Downwind: Again, depends on sea state and wind strength. We have found that two poled out storm jibs is very effective but only allows dead downwind to about 20 degrees off – sometimes just enough to ride down the faces of big waves at a reasonable angle. Much the same with bare poles. The storm jib on its own gives a wider angle, from abeam back to more or less dead downwind. The best angle is governed by whether the waves are breaking (or whether the boats passage causes them to break) – straight down the face doesn’t work – we’re not fast enough and there’s not much to stop the bow going under at the bottom – we have found that about 20 – 40 degrees on the quarter works best and allows a big breaker to run across the boat, perhaps fill the cockpit but pass by.

And it’s astonishing the size and steepness of some of the really big ones that the boat copes with quite easily. You see a vertical slab of water astern rearing into the sky, with the turbine line spearing into it at almost right angles – the stern rises and is usually slewed sideways up to about 60 deg, the boat levels off at the top rolls the other way and slides back down the back of the wave, sometimes slewing back again. Really smooth, but very uncomfortable because of the range of movement. Different if it’s breaking. The NZ roll-over wave was directly abeam, very steep and just starting to break before it lifted us and rolled us forward with it, pushing the masthead down into the water. Quite a gentle experience but very dangerous. It was probably the combination of two cross waves giving it more height and a different direction. We might have avoided the aggravation if the angle had been ok. The Montevideo wave that took the liferaft with it felt to be much the same – we were both below and stuff started to fall off shelves and we could hear the water crashing around us. All seemed ok – the boat recovered very quickly from just past the horizontal – and I only realised something was wrong a few minutes later when I felt the vibration from the liferaft painter, towing a ton or so of water in the raft.

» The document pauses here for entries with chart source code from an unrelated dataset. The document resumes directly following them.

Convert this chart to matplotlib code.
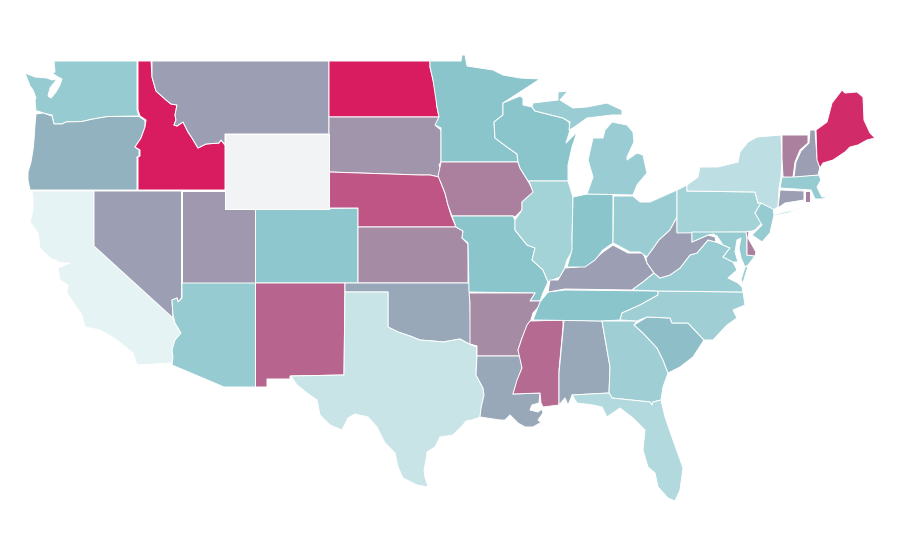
import numpy as np
import matplotlib
matplotlib.use("Agg")
import matplotlib.pyplot as plt
from matplotlib.collections import PatchCollection
from matplotlib.colors import LinearSegmentedColormap
from matplotlib.patches import Polygon

states = ["WA","OR","CA","NV","ID","MT","UT","AZ","CO","NM","ND","SD","NE","KS","OK","TX",
          "MN","IA","MO","AR","LA","WI","IL","MS","AL","TN","KY","IN","MI","OH","GA","FL","SC","NC",
          "VA","WV","PA","NY","MD","DE","NJ","CT","RI","MA","VT","NH","ME","WY"]
values = [35,45,0,50,100,50,53,35,38,72,100,54,78,58,48,13,
          40,62,40,58,48,40,29,70,48,40,50,40,33,33,31,23,42,31,
          33,50,29,18,35,62,35,50,62,35,62,50,94,np.nan]

shapes = {
"WA":[[(54,61),(137,61),(137,110),(139,116),(108,116.5),(93,119),(82,121.5),(66,122),(62,124),(54,124),(52,115),(43,113),(38,111),(36,111),(35,100),(36,98),(33,90),(30,86),(27,78),(25,73),(35,77),(47,78),(52,80),(57,79),(50,88),(48,96),(51,98),(56,92),(60,85),(62,79),(58,77),(52,73),(55,72)]],
"OR":[[(36,114),(43,113),(52,116),(54,124),(62,124),(66,122),(82,121.5),(93,119),(108,116.5),(139,116.5),(145,120.5),(145,127),(141,138),(135,147),(139,150),(139,156),(137,157),(137,190),(30,190),(28,180),(28,172),(31,162),(33,150),(34,140),(35,125)]],
"ID":[[(138,61),(151,61),(152,77),(156,91),(166,100),(171,104),(177,105),(175,115),(176,120),(174,125),(177,126),(183,122),(188,132),(192,138),(198,148),(206,144),(219,143),(221,140),(225,145),(225,190),(138,190),(138,157),(140,156),(140,150),(135,147),(141,138),(145,127),(146,120),(140,116),(138,110)]],
"MT":[[(152,61),(329,61),(329,134),(225,134),(225,145),(221,140),(219,143),(206,144),(198,148),(192,138),(188,132),(183,122),(177,126),(174,125),(176,120),(175,115),(177,105),(171,104),(166,100),(156,91),(152,77)]],
"WY":[[(225,134),(329,134),(329,209),(225,209)]],
"ND":[[(329,61),(430,61),(430,67),(433,80),(436,93),(437,107),(439,117),(329,117)]],
"SD":[[(329,117),(439,117),(439,122),(436,126),(441,130),(441,162),(439,165),(441,170),(439,177),(430,175),(420,175),(329,172)]],
"NE":[[(329,172),(420,175),(430,175),(439,177),(441,183),(445,193),(448,205),(451,215),(456,227),(358,227),(358,208),(329,208)]],
"KS":[[(358,227),(456,227),(463,231),(462,238),(468,244),(468,283),(358,283)]],
"OK":[[(345,283),(469,283),(470,303),(471,345),(460,339),(443,342),(433,341),(420,340),(410,336),(398,332),(388,327),(388,292),(345,292)]],
"TX":[[(345,292),(388,292),(388,327),(398,332),(410,336),(420,340),(433,341),(443,342),(460,339),(471,345),(477,347),(476,375),(483,388),(484,395),(481,408),(480,417),(472,420),(466,421),(463,425),(453,435),(440,437),(435,447),(427,452),(426,460),(424,470),(425,477),(428,487),(417,485),(403,478),(398,467),(395,453),(385,443),(377,427),(368,417),(355,414),(348,418),(342,430),(330,425),(320,415),(317,400),(307,393),(297,385),(291,376),(344,375)]],
"NM":[[(255.5,283),(345,283),(344,375),(290,376),(290,379),(267,379),(267,387),(255.5,387)]],
"AZ":[[(182,283),(255.5,283),(255.5,387),(224,387),(172,365),(173,357),(172,350),(175,340),(181,333),(175,323),(173,315),(172,300),(177,298),(178,302),(182,298)]],
"NV":[[(94,191),(181.5,191),(181.5,298),(178,302),(177,298),(172,300),(173,318),(94,246)]],
"CA":[[(32,191),(94,191),(94,246),(173,318),(175,323),(181,333),(175,340),(172,350),(173,357),(172,363),(137,365),(133,353),(117,340),(100,330),(85,327),(82,315),(67,293),(68,285),(60,280),(58,268),(63,266),(70,263),(64,263),(58,262),(57,261),(50,258),(40,248),(38,233),(30,222),(33,210),(33,197)]],
"UT":[[(181.5,191),(225,191),(225,209),(255.5,209),(255.5,283),(181.5,283)]],
"CO":[[(255.5,209),(358,208),(358,283),(255.5,283)]],
"MN":[[(430,61),(461,61),(462,55),(465,55),(467,66),(480,68),(493,70),(503,75),(520,78),(540,79),(520,92),(503,103),(503,115),(494,122),(495,138),(507,147),(517,154),(518,162),(441,162),(441,128),(435,125),(439,117),(437,107),(433,80),(430,67)]],
"WI":[[(503,103),(520,96),(523,98),(523,105),(532,107),(535,111),(563,118),(569,122),(570,130),(566,143),(577,132),(572,147),(568,165),(568,181),(528,181),(520,168),(518,162),(517,154),(507,147),(495,138),(494,122),(503,115)]],
"MI":[[(532,107),(533,103),(558,100),(558,92),(568,91),(560,100),(573,108),(587,107),(607,103),(622,110),(622,115),(612,115),(587,118),(573,128),(569,130),(570,122),(563,118),(535,111)],
      [(612,122),(627,125),(633,132),(634,142),(627,157),(627,160),(637,153),(643,155),(647,173),(637,185),(633,195),(587,194),(593,177),(588,160),(593,138),(603,138),(605,130)]],
"OH":[[(613.5,196),(633,196),(640,202),(650,202),(677,190),(677,217),(670,230),(659,240),(652,250),(647,257),(640,252),(630,252),(617,245),(613,243)]],
"IN":[[(573,197),(587,194),(613,194),(613,243),(603,250),(595,260),(585,267),(567,267),(572,250),(572,240)]],
"IL":[[(529,181),(568,181),(573,197),(572,240),(573,250),(567,260),(564,270),(560,277),(548,282),(543,270),(532,260),(535,248),(527,245),(515,230),(515,220),(522,210),(522,202),(533,192)]],
"IA":[[(441,162),(518,162),(520,168),(528,181),(534,192),(522,202),(522,210),(515,217),(513,216),(452,216),(448,205),(445,193),(441,183),(438,176),(440,167)]],
"MO":[[(452,216),(513,216),(515,220),(515,230),(527,245),(535,248),(532,260),(543,270),(548,282),(543,293),(540,301),(530,301),(535,293),(469,292),(468,243),(462,238),(463,231),(456,227)]],
"AR":[[(469,293),(535,293),(530,301),(540,301),(542,303),(533,313),(530,323),(522,338),(518,350),(520,356),(477,356),(477,346),(470,344),(470,303)]],
"LA":[[(477,356),(520,356),(522,368),(513,394),(540,393),(539,403),(532,405),(530,410),(538,412),(542,409),(543,413),(538,420),(549,429),(540,423),(533,427),(525,427),(518,423),(510,415),(505,420),(500,420),(480,417),(481,408),(484,395),(483,388),(476,375)]],
"MS":[[(530,321),(563,320),(563,327),(559,370),(559,405),(543,407),(541,403),(540,393),(513,394),(517,380),(522,368),(518,350),(522,338),(527,325)]],
"AL":[[(564,320),(602,321),(610,367),(609,393),(572,395),(571,398),(568,405),(565,398),(559,405),(559,373)]],
"GA":[[(602,321),(637,321),(634,325),(643,333),(657,348),(663,360),(668,373),(663,387),(661,400),(653,402),(652,405),(650,402),(612,398),(609,393),(610,367)]],
"SC":[[(634,325),(647,317),(670,318),(672,323),(688,323),(704,340),(693,357),(680,367),(668,373),(663,360),(657,348),(643,333)]],
"FL":[[(572,395),(609,393),(612,398),(650,402),(652,405),(653,402),(661,400),(665,417),(673,440),(683,468),(680,490),(675,501),(668,498),(658,487),(655,473),(648,467),(643,450),(645,430),(633,418),(620,408),(607,417),(602,407),(593,405),(577,403)]],
"NC":[[(658,291),(743,292),(745,305),(733,310),(737,318),(727,325),(713,340),(704,340),(688,323),(672,323),(670,318),(647,317),(637,321),(620,320),(622,313),(640,305),(658,295)]],
"TN":[[(540,302),(548,292),(565,290),(658,291),(658,295),(640,305),(622,313),(620,320),(602,321),(533,320)]],
"KY":[[(548,292),(550,280),(558,280),(565,268),(578,267),(590,263),(603,252),(613,245),(628,253),(643,253),(647,263),(654,273),(643,282),(632,290),(565,289)]],
"WV":[[(677,217),(677,232),(692,232),(692,242),(708,235),(715,237),(716,242),(708,240),(697,253),(690,255),(680,268),(670,275),(660,278),(654,273),(647,263),(646,258),(652,250),(659,240),(670,230)]],
"VA":[[(632,290),(643,282),(654,273),(660,278),(670,275),(680,268),(690,255),(697,253),(708,240),(716,242),(723,245),(730,248),(723,257),(733,262),(737,270),(728,278),(738,283),(742,287),(743,292),(658,291)],
      [(745,267),(748,266),(743,283),(741,280)]],
"MD":[[(692,232),(746,232),(747,238),(747,255),(755,256),(748,265),(745,267),(741,258),(739,248),(741,238),(737,240),(735,252),(738,262),(733,262),(723,257),(730,248),(723,245),(717,236),(713,234),(708,235),(692,242)]],
"DE":[[(746,232),(749,231),(748,238),(756,252),(755,256),(747,255),(747,238)]],
"PA":[[(677,190),(687,185),(687,191),(755,192),(758,203),(761,203),(755,213),(762,223),(755,230),(748,232),(677,233)]],
"NY":[[(687,185),(687,191),(755,192),(758,203),(761,203),(773,210),(778,207),(779,188),(781,177),(782,158),(781,135),(757,137),(748,142),(740,152),(738,162),(718,167),(700,167),(698,177)],
      [(772,215),(801,208),(788,213),(773,216)]],
"NJ":[[(761,203),(773,209),(774,215),(770,233),(762,242),(752,235),(762,225),(755,213)]],
"CT":[[(780,190),(804,191),(804,200),(785,203),(778,208)]],
"RI":[[(805,191),(810,191),(810,202),(805,202)]],
"MA":[[(782,177),(819,175),(821,180),(817,187),(822,197),(830,196),(822,199),(815,199),(811,190),(780,188)]],
"VT":[[(782,135),(808,135),(808,143),(800,150),(795,162),(793,177),(783,177),(782,158)]],
"NH":[[(810,130),(815,130),(817,158),(820,167),(818,175),(794,177),(796,162),(801,151),(809,143)]],
"ME":[[(816,130),(827,122),(832,103),(842,90),(845,93),(857,92),(863,97),(864,120),(870,133),(875,138),(867,140),(858,145),(850,147),(845,152),(833,160),(823,163),(820,168),(817,160)]],
}

cmap = LinearSegmentedColormap.from_list("map", [(0.0,"#e6f3f4"),(0.40,"#8ac5cc"),(0.50,"#9ca0b3"),(1.0,"#d91b5f")])
cmap.set_bad("#f2f3f5")

fig = plt.figure(figsize=(9,5.6), dpi=100, facecolor="white")
ax = fig.add_axes([0,0,1,1])
ax.set_xlim(0,900); ax.set_ylim(560,0); ax.axis("off")

patches, vals = [], []
for s, v in zip(states, values):
    for ring in shapes[s]:
        patches.append(Polygon(ring, closed=True))
        vals.append(v)
coll = PatchCollection(patches, cmap=cmap, edgecolor="white", linewidth=0.7)
coll.set_array(np.ma.masked_invalid(vals))
coll.set_clim(0,100)
ax.add_collection(coll)
fig.savefig("out.png", dpi=100)
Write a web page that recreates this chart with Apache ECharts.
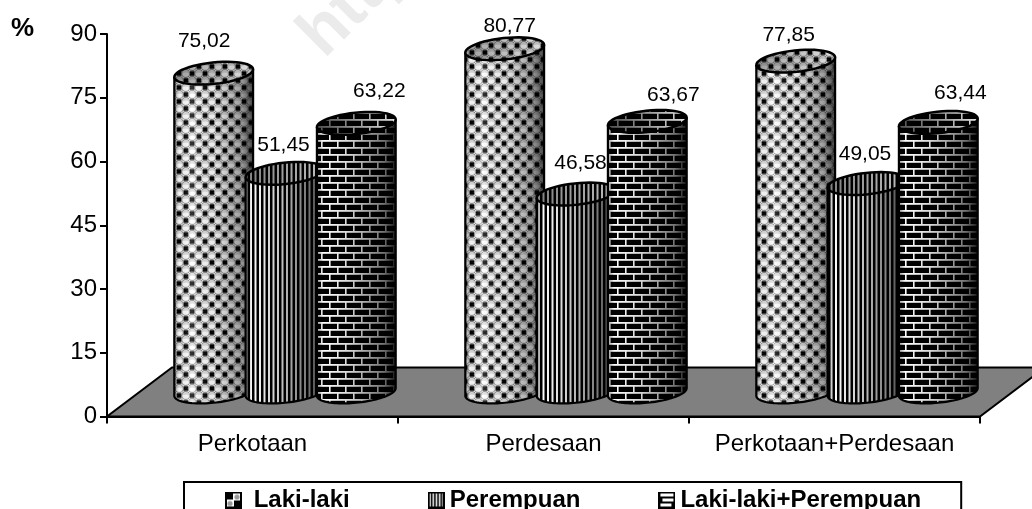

Leeway: Significant when hove to – at least 45 degrees depending on conditions. With a sail up, surprisingly little. Storm jib alone takes the boat ahead with about 10 degrees of leeway. Both together is just like normal sailing, but in either case, leeway depends on conditions. Bare poling is mostly all leeway anyway.

Trials of the turbine: There are some bear traps associated with towing a turbine to turn a generator. Keeping the turbine attached to the towline, not snagging it on the bottom in shallow water and keeping sufficient speed to charge the batteries are the obvious ones. Less obvious but worth remembering are the need to pull it in every now and again to check for chafe at each attachment point, which means almost stopping the boat, and keeping the associated twists and kinks in the line under control (impossible if the boat is moving too fast) and finally, the chance that it will snag itself on the self steering gear especially in slow, rough beam seas.  This happened several times to us and is potentially a show stopper as the result could be the loss of both turbine and at least part of the self steering. None of this is hard to manage, but managed it must be.

Instructions for our Ampair say tie a fisherman’s bend at each end of the towline to attach to turbine and generator body. Ok except that knots are eccentric and cause vibration. If you do use knots, then tape or whip the bitter end to the line so it doesn’t flail. We don’t use a knot – we just put the line thro the attachment eye and shackle and then twist the tail around the line in the right direction, and then tape it up with two layers of duct tape. Twist must be against direction of rotation so that rotation tends to tighten the twist rather than unwind it.